● Exercise directions: Print exactly the lines running from the one that holds "Emit a Python script that matches this image, drawn with Bokeh." through the one that holds "from bokeh.resources import INLINE", please, and leave the pictures out.

● Data records:
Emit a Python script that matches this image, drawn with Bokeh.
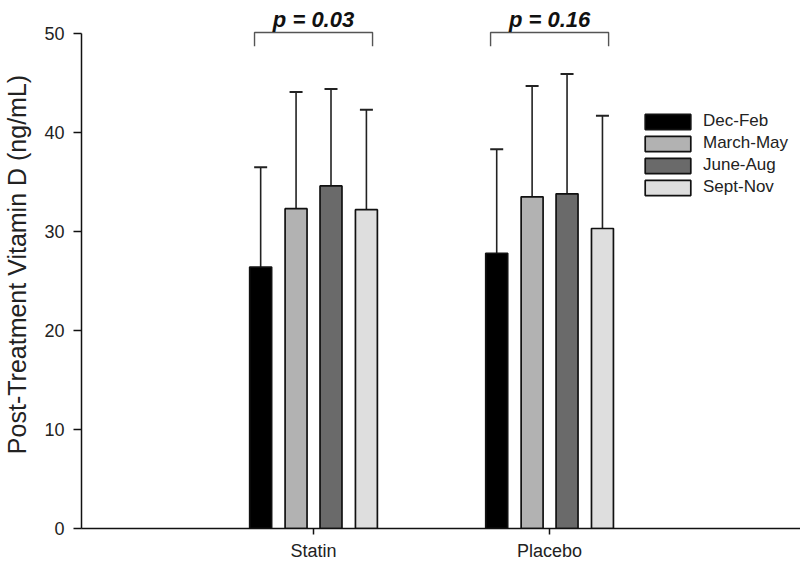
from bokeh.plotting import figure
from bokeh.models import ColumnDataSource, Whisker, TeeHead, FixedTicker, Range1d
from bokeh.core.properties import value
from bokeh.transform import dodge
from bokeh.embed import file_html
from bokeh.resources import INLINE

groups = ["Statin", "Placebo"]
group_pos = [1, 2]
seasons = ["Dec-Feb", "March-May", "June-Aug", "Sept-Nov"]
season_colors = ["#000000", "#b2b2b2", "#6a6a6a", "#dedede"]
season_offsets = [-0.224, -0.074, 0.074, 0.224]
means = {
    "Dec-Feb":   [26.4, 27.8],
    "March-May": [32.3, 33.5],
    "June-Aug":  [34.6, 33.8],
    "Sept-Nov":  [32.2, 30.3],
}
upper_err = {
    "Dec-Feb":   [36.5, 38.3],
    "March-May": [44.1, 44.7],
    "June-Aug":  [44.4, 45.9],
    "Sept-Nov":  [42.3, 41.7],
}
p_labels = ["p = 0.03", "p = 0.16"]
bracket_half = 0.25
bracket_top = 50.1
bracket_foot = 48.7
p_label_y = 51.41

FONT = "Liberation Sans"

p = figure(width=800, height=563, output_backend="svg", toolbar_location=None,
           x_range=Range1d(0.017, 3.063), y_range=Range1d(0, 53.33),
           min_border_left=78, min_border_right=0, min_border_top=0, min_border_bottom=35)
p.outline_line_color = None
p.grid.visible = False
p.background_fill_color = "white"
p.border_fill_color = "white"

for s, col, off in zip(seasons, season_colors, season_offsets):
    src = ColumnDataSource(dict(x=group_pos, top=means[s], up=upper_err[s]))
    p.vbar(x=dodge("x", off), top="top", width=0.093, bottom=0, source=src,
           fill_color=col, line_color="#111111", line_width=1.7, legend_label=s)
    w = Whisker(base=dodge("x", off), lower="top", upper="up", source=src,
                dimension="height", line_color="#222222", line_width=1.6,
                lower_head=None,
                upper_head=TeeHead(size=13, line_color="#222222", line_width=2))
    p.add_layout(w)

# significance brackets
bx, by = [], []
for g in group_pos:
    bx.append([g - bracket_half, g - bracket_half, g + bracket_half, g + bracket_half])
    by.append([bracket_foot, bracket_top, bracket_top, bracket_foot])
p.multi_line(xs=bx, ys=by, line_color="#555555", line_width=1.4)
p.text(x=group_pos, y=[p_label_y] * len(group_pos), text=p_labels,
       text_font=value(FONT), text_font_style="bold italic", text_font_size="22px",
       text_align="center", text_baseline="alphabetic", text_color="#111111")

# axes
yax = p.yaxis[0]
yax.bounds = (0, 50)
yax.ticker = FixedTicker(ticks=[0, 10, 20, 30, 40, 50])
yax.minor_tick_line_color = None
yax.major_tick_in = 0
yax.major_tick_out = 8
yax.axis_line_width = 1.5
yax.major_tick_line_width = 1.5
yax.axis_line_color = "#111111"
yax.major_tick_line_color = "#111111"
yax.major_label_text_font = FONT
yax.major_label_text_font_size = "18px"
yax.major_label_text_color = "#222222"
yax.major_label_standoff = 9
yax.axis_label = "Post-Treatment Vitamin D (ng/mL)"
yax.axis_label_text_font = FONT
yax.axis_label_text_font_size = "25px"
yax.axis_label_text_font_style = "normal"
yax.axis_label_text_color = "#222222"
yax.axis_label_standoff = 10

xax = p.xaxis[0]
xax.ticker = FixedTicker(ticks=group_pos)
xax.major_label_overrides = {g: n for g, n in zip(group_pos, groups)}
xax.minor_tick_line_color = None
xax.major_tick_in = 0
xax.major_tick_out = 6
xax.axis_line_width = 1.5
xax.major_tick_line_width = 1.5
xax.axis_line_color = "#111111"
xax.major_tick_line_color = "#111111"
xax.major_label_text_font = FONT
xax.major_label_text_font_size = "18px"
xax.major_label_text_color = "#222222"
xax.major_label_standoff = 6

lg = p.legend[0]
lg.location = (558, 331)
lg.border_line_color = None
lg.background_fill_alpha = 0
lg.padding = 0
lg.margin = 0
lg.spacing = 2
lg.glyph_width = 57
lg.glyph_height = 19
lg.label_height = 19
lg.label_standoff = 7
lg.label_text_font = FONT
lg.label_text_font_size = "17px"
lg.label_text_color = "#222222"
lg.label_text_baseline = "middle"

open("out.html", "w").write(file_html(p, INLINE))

...

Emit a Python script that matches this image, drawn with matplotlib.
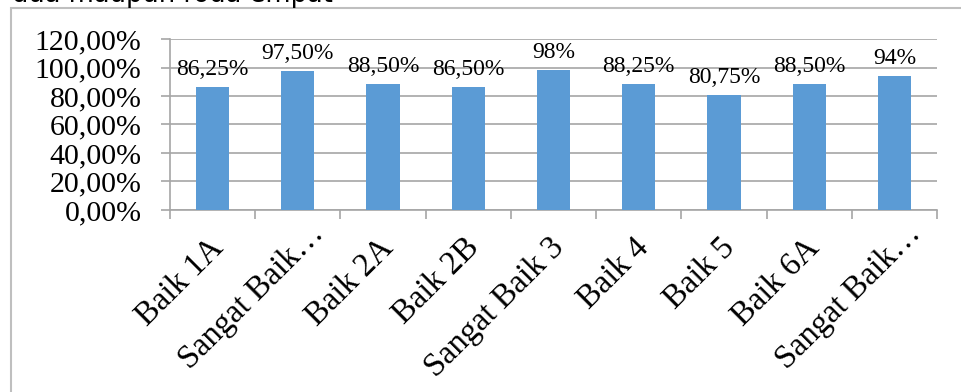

==

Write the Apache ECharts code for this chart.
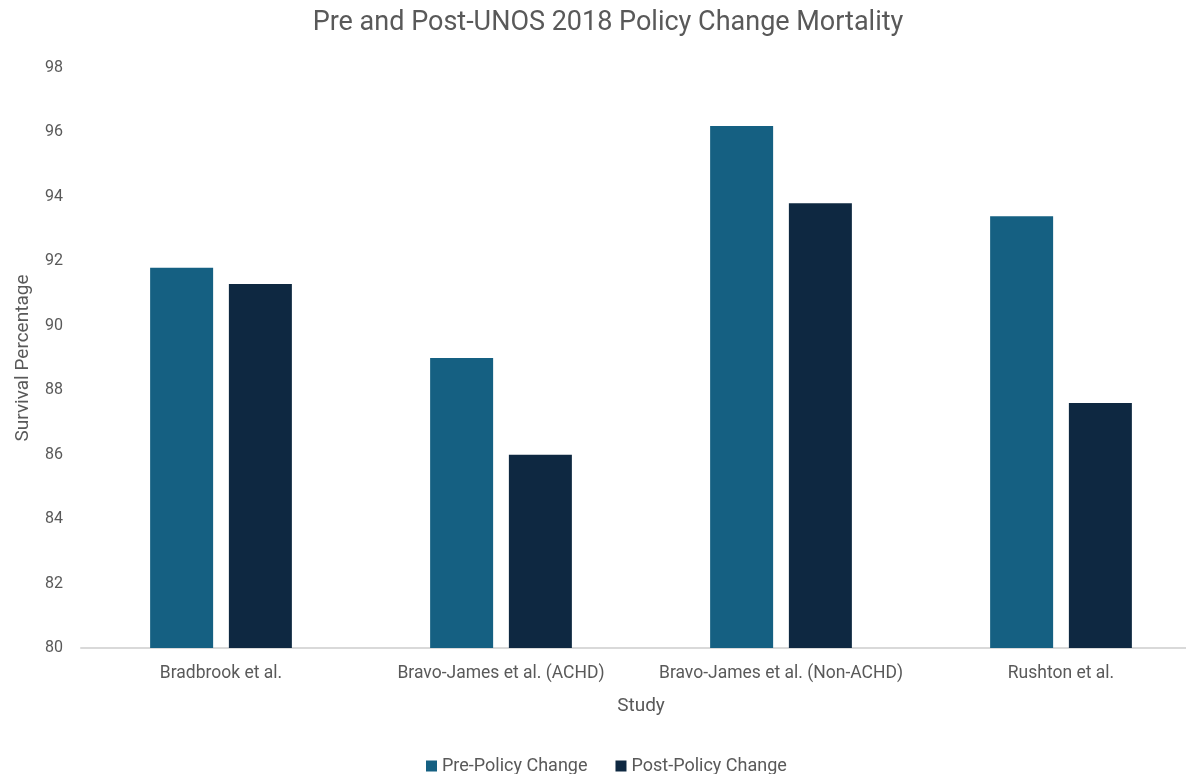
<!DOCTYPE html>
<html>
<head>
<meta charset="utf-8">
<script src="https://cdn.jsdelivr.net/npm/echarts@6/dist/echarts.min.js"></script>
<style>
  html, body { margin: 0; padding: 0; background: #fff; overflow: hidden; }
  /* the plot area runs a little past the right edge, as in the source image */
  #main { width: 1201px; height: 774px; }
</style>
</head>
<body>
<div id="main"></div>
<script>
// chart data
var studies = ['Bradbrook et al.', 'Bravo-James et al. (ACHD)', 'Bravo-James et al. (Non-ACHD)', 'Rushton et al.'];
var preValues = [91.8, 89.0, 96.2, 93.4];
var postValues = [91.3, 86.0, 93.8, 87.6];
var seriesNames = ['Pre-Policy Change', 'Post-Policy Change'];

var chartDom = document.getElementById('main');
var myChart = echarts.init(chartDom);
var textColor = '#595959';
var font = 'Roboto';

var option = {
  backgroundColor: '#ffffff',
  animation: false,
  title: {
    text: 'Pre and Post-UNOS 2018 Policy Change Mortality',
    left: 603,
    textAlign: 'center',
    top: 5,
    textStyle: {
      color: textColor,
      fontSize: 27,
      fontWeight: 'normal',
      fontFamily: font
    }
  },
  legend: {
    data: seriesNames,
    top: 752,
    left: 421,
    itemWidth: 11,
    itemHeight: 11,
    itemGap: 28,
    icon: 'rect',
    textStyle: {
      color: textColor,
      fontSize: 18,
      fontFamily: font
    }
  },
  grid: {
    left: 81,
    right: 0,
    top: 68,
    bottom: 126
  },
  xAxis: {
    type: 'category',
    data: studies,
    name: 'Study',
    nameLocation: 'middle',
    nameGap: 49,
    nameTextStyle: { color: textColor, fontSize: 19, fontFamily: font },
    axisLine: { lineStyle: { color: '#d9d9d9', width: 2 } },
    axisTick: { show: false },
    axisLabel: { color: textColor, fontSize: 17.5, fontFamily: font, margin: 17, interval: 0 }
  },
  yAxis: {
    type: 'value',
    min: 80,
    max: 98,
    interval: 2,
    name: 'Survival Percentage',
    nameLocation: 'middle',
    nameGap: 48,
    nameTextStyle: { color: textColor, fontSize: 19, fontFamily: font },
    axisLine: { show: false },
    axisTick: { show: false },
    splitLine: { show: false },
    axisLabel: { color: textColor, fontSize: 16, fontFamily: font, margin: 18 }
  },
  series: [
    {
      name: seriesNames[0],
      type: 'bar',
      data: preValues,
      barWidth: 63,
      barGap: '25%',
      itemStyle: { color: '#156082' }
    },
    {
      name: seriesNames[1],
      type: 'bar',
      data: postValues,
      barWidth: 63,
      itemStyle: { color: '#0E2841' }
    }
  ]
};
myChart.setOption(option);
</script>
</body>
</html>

● Expected output:
Emit a Python script that matches this image, drawn with Bokeh.
from bokeh.plotting import figure
from bokeh.models import ColumnDataSource, Whisker, TeeHead, FixedTicker, Range1d
from bokeh.core.properties import value
from bokeh.transform import dodge
from bokeh.embed import file_html
from bokeh.resources import INLINE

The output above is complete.